Data_AntiJoin <- anti_join(PassengerData,New_SurvivalData)
## Joining, by = c("X", "PassengerId")
dim(Data_AntiJoin)
## [1] 141 10
What can we learn from merging these datasets?
Download the PassengerData.csv and the SurvivalData.csv from the Canvas class website. Load both datasets in R. Create a unique ID variable. (You already did this if you followed along the recitation code)
Merge both datasets (Left Join) and check the dimensions of the new merged dataset.

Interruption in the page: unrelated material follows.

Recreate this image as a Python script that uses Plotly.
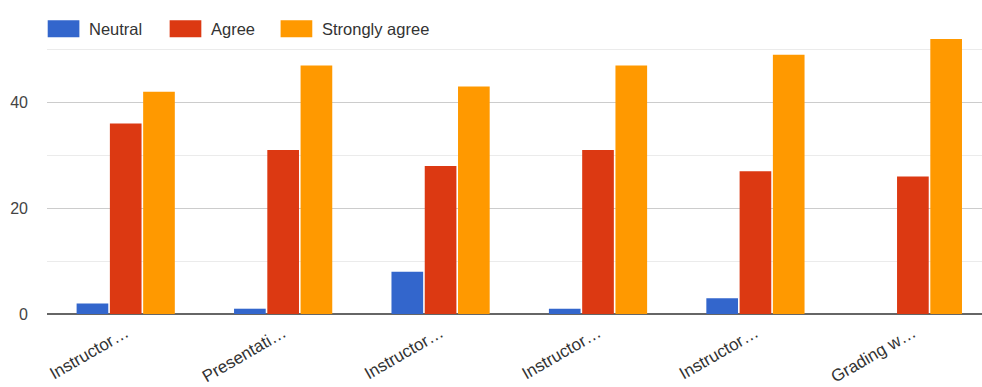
import plotly.graph_objects as go

categories = ["Instructor…", "Presentati…", "Instructor…", "Instructor…", "Instructor…", "Grading w…"]
series_names = ["Neutral", "Agree", "Strongly agree"]
neutral = [2, 1, 8, 1, 3, 0]
agree = [36, 31, 28, 31, 27, 26]
strongly_agree = [42, 47, 43, 47, 49, 52]
colors = ["#3366CC", "#DC3912", "#FF9900"]
y_ticks = [0, 20, 40]

W, H = 982, 387
L, R, T, B = 46.6, 0, 0, 73
PW, PH = W - L - R, H - T - B
FONT = "Arial, Liberation Sans, sans-serif"

fig = go.Figure()
x_idx = list(range(len(categories)))
for name, vals, col in zip(series_names, [neutral, agree, strongly_agree], colors):
    fig.add_trace(go.Bar(
        x=x_idx, y=vals, name=name,
        marker=dict(color=col, line=dict(width=0)),
        showlegend=False,
    ))

# custom legend (swatches + text) in pixel positions converted to paper coords
def px_x(p):
    return (p - L) / PW

def px_y(p):
    return 1 - (p - T) / PH

legend_swatch_left = [47.3, 169.3, 280.3]
shapes = []
annotations = []
for name, col, sx in zip(series_names, colors, legend_swatch_left):
    shapes.append(dict(type="rect", xref="paper", yref="paper",
                       x0=px_x(sx), x1=px_x(sx + 31.7), y0=px_y(37.3), y1=px_y(20.3),
                       fillcolor=col, line=dict(width=0), layer="above"))
    annotations.append(dict(text=name, xref="paper", yref="paper",
                            x=px_x(sx + 39), y=px_y(29), xanchor="left", yanchor="middle",
                            showarrow=False, font=dict(family=FONT, size=16.5, color="#333333")))

cat_px = 157.5
fig.update_layout(
    width=W, height=H,
    margin=dict(l=L, r=R, t=T, b=B, pad=0),
    paper_bgcolor="white", plot_bgcolor="white",
    barmode="group", bargap=0.366, bargroupgap=0.048,
    font=dict(family=FONT, size=16, color="#333333"),
    shapes=shapes, annotations=annotations,
    xaxis=dict(
        tickmode="array", tickvals=x_idx, ticktext=categories,
        range=[-0.5, -0.5 + PW / cat_px],
        tickangle=-30, showgrid=False, zeroline=False, showline=False,
        ticks="", automargin=False, ticklabelstandoff=5,
        tickfont=dict(family=FONT, size=17, color="#333333"),
    ),
    yaxis=dict(
        range=[0, 59.36], tickmode="array", tickvals=y_ticks,
        showgrid=True, gridcolor="#cccccc", gridwidth=1,
        minor=dict(dtick=10, tick0=0, showgrid=True, gridcolor="#ebebeb", gridwidth=1),
        zeroline=True, zerolinecolor="#666666", zerolinewidth=2,
        showline=False, ticks="", automargin=False, ticklabelstandoff=18,
        tickfont=dict(family=FONT, size=16, color="#444444"),
    ),
)

fig.write_html("out.html")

Merge both datasets (Inner Join) and check the dimensions of the new merged dataset
Merge both datasets (Full Join) and check the dimensions of the new merged dataset. Please perform listwise deletion (i.e. removing any rows with missing data). How many rows and columns does the resulting data set have?
Which rows from the PassengerData dataset are not in the SurvivalData dataset?